Illegal migration bill will drive traffickers underground, says former PM May
The illegal migration bill could result in modern slavery victims being less likely to give evidence against traffickers, making it harder to catch them, the UK’s former Prime Minister Theresa May warned.
The illegal migration bill would enable the detention of unlawful arrivals without bail or judicial review within the first 28 days of detention until they can be removed. It includes provisions to prevent asylum seekers from claiming to be a victim of modern slavery to avoid or delay their removal.

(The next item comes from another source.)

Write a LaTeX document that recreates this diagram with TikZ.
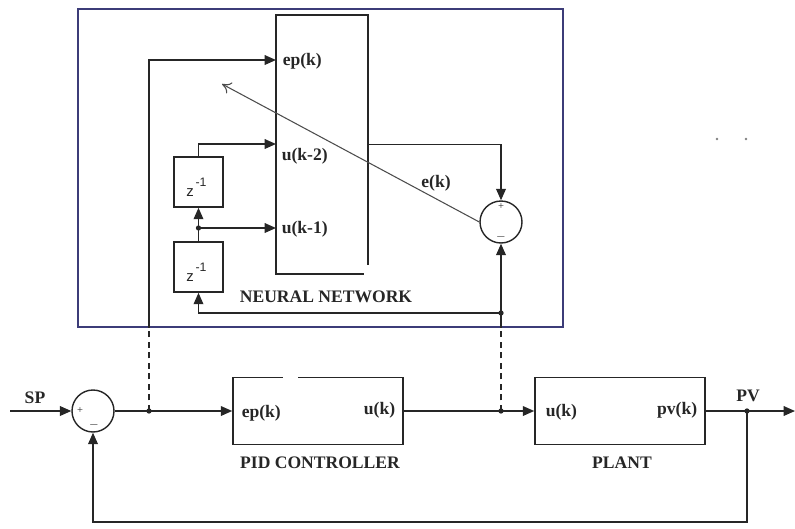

“My fear with this illegal migration bill is that it will drive a coach and horses through the Modern Slavery Act, denying support to those who have been exploited and enslaved, and in doing so, making it much harder to catch and stop the traffickers and slave drivers,” said May, The Guardian reported.
According to the UK government, if someone is identified as a potential victim of modern slavery, “we will ensure they are safely returned home or to another safe country.”
“Now, there may be some of my colleagues who might say, ‘Well, doesn’t that mean an awful lot of people are going to want to stay here?’ and worry about the numbers, but many people brought here into slavery want to go home, they don’t just want to stay here,” said May.
“Under this bill, I fear it is more likely that they will stay here in the UK and be staying here in slavery,” she added.
On Monday, in a letter addressed to both chambers of the UK parliament, the Council of Europe (COE) Commissioner for Human Rights, Dunja Mijatovic, urged lawmakers to vote against the bill.
It is now “essential” that lawmakers “prevent legislation incompatible with the UK’s international obligations being passed”, she said in the letter.
For now, the UK parliament will have an opportunity to “thoroughly scrutinise the bill and, once approved, the measures in the bill will have been expressly endorsed by parliament.”